On pourrait se croire à Douarnenez : les mats et les vergues du Duchesse Anne
tutoient le ciel, le feu du Sandettie joue avec les façades. La silhouette du
Princess Elizabeth, quant à elle, semble avoir toujours été présente.
Construit en 1926-1927 près de Southampton, le navire reçoit
le nom de Princess Elizabeth en l’honneur de la petite-fille du Roi Georges V,
qui vient de naître. La silhouette du bâtiment est banale dans les eaux
britanniques d’alors. Ce « paddle steamer », un navire à roues à
aubes, propulsé à la vapeur, comme les trains, est un moyen de transport fiable
et classique. Avec sa coque métallique, il affiche un tonnage brut de 377
tonnes, mesure 59 mètres de long pour 14 de large. Seize hommes suffisent à sa
manœuvre. Comme ses sister-ships, c’est un navire pensé pour être polyvalent,
utilisé pour la plaisance et les excursions mais aussi comme paquebot côtier et
ferry puisque son pont avant a été renforcé pour transporter des voitures. Le
navire semble petit mais il n’en emporte pas moins de 600 passagers par
traversée.
Les sombres heures de gloire
La guerre éclate, le Princess Elizabeth doit contribuer à
l’effort de guerre. Le voilà réquisitionné par la Navy. Son faible tirant d’eau
permet de le transformer comme dragueur de mines. Pour cela, il reçoit même un
canon de 105 mm sur la plage avant. Evidemment, temps de guerre oblige, il
abandonne son nom de baptême pour l’immatriculation J 111. Il ne quitte pas
pour autant son port d’attache de Southampton car il intègre alors la 10e
flottille de dragueurs de mines. Les orages d’aciers le font venir à Dunkerque
pour des croisières terriblement mouvementées. En quatre traversées, il ramène
1673 soldats, dont 500 Français. A ce titre, il reçoit la croix de guerre
« Dunkirk 1940 ». Son sister Ship, le Medway Queen, aujourd’hui en
cours de restauration, en évacue quant à lui 7.000 hommes et est récompensé du
titre d’« héroïne de Dunkerque ».
L’évacuation de Dunkerque menée à son terme, il est affecté à la défense
anti-aérienne et ne peut reprendre son service civil qu’en 1944. Des dragueurs
de mines à roues à aubes, il est le seul survivant, les autres ayant été
détruits par l’aviation allemande. Certains gisent d’ailleurs encore sur nos
plages, réduits à leur plus simple expression ensablées dans l’estran…
Retour à la vie civile.
En 1946, la chaudière à charbon fait place au diesel.

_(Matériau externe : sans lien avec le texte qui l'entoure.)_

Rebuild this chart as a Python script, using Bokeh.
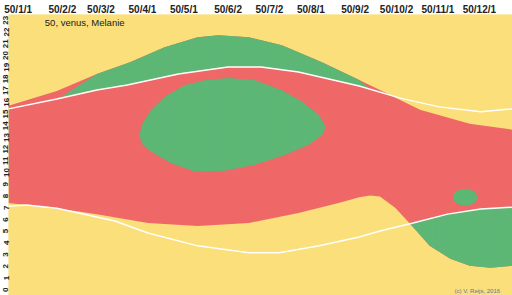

A
partir de cette date, il change régulièrement de propriétaire mais la fin
approche subrepticement. Son style suranné lui vaut de participer au tournage
de deux films, « Les enfants du Capitaine Grant » de la firme Walt
Disney en 1961, puis à celui de « Gordon of Khartoum » en 1965.
Malheureusement pour lui, les modes changent, les Anglais découvrent des
destinations plus exotiques et délaissent le navire. Les croisières ne sont
plus à l’ordre du jour, on lui préfère l’avion et des séjours plus lointains.
Malgré le charme du navire, la rentabilité n’est donc plus au rendez-vous. Il
faut se résoudre à lui offrir une nouvelle carrière. L’année suivante, il est
brièvement transformé en casino flottant mais l’aventure tourne court et son
propriétaire le désarme. Le moteur et la barre sont enlevés et rejoignent le
musée naval de Southampton. En 1970, on le retrouve sur la Tamise où il
accueille un Pub et un restaurant. En 1987, après avoir été restauré, il
rejoint le quai de Javel à Paris où il devient un centre d’exposition pour
l’association de défense des arts typographiques… jusqu’en 199 où l’association
Dunkerque Congrès le rachète grâce à de nombreuses subventions. La transaction,
d’un cout de 6,7 millions de francs (1,2 millions d’euros) conclue, il
rejoint le quai de l’estacade et
participe ainsi aux célébrations du soixantième anniversaire de l’opération
Dynamo. En même temps, il rejoint l’association des Little ships. Le voilà donc
revenu pour des activités plus pacifiques qu’en 1940 et désormais fait partie
du paysage dunkerquois, comme s’il n’avait jamais quitté le port.